NAR Chief Economist Lawrence Yun reacts to the jobs report by saying the weakening job market should assure several rounds of short-term interest rate cuts by the Fed in the upcoming months.
All the layoffs did that not cause a higher deficit by all the payoffs to these individuals taking packages. It’s amazing to have numbers fixed and adjusted. So the 2% inflation point is now being overlooked. Now at 2.5? Mortgage rates dropping to 5% will be beneficial. Cannot go back to pandemic special of 2.75% will not help the imbalance of supply n demand. Need to lower insurances n cost of living. Be true to the real world.
This doesn't assure anything. You are really misleading people and should soften your language to say that you think that is what will happen. In addition, the #1 problem with the housing market is low inventory, not higher rates, something that you fail to mention here. Inventory was extremely low before interest rates went up. Without more new construction, and construction for affordable homes not outrageously large and expensive homes, nothing is going to change in real estate. Supply is the issue not demand.
More jobs, lower home prices and softening interest rates. Sounds like we may be seeing another rush soon which could lead to higher prices again.
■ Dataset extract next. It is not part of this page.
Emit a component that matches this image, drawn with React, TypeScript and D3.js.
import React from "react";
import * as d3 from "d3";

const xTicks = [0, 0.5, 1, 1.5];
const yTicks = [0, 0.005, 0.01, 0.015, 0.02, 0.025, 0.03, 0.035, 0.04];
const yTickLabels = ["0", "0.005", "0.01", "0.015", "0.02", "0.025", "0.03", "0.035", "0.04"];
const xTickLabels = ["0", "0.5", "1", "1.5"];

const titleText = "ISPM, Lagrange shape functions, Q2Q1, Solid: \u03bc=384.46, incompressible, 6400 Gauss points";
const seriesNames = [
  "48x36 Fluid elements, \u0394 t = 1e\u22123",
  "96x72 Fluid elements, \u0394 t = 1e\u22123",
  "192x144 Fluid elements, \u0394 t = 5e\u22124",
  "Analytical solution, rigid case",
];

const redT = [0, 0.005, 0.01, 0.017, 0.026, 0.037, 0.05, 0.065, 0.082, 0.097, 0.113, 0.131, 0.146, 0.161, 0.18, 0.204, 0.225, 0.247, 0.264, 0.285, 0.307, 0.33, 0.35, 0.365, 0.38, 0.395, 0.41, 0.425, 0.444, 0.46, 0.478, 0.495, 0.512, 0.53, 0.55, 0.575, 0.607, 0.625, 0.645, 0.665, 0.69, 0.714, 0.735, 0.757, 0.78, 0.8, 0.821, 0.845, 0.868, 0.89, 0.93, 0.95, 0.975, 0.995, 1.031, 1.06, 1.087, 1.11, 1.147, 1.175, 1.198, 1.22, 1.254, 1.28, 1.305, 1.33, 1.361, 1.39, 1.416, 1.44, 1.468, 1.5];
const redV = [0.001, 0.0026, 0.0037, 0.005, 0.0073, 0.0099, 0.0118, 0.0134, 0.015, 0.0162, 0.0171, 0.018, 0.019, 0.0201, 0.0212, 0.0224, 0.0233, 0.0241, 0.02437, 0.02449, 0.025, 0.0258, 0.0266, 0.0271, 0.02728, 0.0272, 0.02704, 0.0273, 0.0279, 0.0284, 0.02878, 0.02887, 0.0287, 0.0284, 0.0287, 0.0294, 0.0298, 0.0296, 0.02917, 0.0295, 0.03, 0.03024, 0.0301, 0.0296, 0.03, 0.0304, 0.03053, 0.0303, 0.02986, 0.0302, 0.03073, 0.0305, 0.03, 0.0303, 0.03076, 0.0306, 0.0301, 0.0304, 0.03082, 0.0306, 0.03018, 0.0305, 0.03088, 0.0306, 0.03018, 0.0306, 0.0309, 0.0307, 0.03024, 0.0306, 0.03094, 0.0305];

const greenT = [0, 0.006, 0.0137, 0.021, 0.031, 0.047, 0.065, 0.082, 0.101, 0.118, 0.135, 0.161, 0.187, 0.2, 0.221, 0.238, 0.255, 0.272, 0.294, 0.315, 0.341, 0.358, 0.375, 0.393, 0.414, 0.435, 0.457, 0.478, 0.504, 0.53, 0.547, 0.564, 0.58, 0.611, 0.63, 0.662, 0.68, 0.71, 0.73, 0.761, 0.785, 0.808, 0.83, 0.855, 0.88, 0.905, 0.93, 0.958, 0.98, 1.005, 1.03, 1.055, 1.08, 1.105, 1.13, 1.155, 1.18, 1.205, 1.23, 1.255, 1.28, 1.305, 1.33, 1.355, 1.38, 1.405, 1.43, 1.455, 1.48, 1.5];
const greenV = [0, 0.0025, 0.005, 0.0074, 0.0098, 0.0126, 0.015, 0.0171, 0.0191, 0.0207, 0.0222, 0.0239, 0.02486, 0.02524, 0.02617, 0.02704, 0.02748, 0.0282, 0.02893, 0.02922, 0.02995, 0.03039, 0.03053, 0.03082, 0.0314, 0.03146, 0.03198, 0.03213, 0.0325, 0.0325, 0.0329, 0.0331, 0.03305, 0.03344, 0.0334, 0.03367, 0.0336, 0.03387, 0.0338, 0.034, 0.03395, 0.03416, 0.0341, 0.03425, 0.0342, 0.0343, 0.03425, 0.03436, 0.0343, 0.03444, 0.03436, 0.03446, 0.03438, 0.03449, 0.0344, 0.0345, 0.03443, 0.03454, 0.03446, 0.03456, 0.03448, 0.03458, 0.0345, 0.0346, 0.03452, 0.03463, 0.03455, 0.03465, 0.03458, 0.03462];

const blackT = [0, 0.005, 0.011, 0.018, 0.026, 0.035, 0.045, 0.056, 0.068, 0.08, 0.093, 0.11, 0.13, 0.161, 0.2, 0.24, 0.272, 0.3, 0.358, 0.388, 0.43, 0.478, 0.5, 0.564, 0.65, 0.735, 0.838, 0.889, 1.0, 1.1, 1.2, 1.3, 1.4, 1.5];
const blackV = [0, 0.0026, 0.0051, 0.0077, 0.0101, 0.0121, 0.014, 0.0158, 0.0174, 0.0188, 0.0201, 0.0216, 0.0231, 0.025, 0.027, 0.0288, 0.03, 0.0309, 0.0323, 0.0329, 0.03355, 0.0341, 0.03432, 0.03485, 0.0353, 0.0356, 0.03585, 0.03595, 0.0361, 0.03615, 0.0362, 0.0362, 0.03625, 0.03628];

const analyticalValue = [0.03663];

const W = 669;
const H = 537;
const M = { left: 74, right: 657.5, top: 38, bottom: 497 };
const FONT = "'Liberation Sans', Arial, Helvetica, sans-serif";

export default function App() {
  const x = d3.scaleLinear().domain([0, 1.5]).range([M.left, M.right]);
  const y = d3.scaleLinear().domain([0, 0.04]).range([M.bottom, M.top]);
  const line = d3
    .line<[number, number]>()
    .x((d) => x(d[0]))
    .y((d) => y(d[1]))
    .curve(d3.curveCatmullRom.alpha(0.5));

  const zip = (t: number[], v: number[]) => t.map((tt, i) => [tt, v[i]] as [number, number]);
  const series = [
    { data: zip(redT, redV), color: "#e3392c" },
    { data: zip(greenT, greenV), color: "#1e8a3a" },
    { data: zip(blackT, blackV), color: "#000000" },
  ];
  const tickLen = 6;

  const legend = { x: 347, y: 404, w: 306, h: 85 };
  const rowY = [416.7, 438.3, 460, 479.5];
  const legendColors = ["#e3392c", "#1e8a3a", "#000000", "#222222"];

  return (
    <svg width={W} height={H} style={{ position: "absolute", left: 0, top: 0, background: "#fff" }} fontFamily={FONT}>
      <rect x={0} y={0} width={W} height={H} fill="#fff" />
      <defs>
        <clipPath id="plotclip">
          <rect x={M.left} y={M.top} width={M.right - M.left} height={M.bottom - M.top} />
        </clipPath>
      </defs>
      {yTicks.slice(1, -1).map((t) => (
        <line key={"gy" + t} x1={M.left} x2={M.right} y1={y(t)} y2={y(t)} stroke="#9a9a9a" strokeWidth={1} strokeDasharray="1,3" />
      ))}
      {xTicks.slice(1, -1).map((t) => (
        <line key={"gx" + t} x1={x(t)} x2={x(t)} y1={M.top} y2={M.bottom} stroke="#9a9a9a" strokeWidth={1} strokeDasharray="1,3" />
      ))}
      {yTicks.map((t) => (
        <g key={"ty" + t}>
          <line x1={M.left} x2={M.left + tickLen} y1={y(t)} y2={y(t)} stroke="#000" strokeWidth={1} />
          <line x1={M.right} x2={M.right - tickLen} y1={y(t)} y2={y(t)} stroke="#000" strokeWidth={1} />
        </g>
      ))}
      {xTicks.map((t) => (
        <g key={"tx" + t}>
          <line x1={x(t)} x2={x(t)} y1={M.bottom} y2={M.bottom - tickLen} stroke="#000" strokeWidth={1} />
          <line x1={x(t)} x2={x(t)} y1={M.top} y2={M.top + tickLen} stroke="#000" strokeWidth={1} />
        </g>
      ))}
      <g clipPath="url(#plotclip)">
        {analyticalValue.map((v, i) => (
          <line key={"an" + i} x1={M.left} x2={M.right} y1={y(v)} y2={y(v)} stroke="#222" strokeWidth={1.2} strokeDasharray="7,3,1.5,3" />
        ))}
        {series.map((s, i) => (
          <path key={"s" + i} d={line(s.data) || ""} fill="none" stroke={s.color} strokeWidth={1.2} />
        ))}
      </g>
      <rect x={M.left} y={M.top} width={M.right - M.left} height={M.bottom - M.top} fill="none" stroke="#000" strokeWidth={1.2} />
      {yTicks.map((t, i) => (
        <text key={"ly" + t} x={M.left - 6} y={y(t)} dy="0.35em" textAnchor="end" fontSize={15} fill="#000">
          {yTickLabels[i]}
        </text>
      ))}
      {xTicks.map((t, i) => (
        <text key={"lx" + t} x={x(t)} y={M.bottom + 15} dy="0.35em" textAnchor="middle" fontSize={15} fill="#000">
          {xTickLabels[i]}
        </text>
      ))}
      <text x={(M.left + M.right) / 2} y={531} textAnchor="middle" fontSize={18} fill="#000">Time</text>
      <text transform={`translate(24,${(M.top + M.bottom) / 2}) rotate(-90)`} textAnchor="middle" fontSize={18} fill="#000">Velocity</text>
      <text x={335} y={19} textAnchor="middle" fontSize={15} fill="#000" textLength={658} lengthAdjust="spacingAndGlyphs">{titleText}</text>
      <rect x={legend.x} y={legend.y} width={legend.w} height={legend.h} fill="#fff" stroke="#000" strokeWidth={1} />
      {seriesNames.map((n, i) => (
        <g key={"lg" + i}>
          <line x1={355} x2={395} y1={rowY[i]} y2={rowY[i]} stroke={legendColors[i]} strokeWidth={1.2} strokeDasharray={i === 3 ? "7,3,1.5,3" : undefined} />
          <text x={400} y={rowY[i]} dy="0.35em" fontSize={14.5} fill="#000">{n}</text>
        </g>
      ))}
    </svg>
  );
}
Look at the cost to build a home or any building. Lumber, oil based products (ie Pex, flooring, paint), metal products copper, appliances, and a lot of other building items are all twice the cost of 10 years ago. Tariffs are adding to already high costs. The inflationary pressure will not be reduced and inflated costs will not be retracted. They never are reduced unless there is a deep recession which would be damaging. Here in Phoenix, builders are not building small homes or more affordable homes. They aren't profitable to build and the demand for bigger homes is insatiable. Starter homes are not available so people rent apartments. Even the cost of renting reflects the high cost of building. Renters are spending 40 to 50 percent of their income on rent. Sedona, AZ is building lost cost small homes for workers in the tourism industry. I suppose this is form of government subsidy. Not a good approach, but only one available to this community. Phoenix is converting older motels and hotels into low cost living units. Again government subsidized. What are your thoughts from the real estate community? Habitat for Humanity can't fill the market.
Would really like to see more support from our lobbying efforts to fix the capital gains tax disparity. In addition a new bill/proposal for tax credits for people either building or buying into 55+ or senior communities would really help fuel the RE market tremendously on so many levels.
Prices won’t come down in the really in demand areas. Most people are staying unless you think they’ll be sub 3 percent rates again? If not, see you in 2045 when it’s time to move to the farm…
Using words like 'slashing' and 'falling' certainly doesn't represent the slight reduction in rates. Also, can we PLEASE get past referencing Covid as a benchmark? Three times in one statement is a bit much. It's 2025.
Every market is different, I'm not sure we have a shortage of homes, or buyers, what we do have is a shortage of confidence in the rates so buyers feel better about jumping into a mortgage. I've had more buyers decide to continue Renting because of the Rates and Sellers not wanting their homes to sit for any length of time and having to keep it SHOW ready for months because the Buyers aren't willing to jump in.
This needs to happen!
National Association of REALTORS® The bond market, not the Fed, drives mortgage rates. Specifically, it’s the yield on the 10-year Treasury that sets the direction, and the spread between the 10-year yield and mortgage rates widens when there’s economic or policy uncertainty. Right now, that spread is being kept elevated by uncertainty around U.S. fiscal and economic policy, not just job numbers. Painting this as a guaranteed rate-cut path is misleading. Our clients need clarity, not spin, and pretending lower rates are a sure thing risks giving buyers and sellers false confidence. Advisors should focus on helping consumers control what they can, strategy, timing, and leverage, instead of waiting for the Fed to save the market.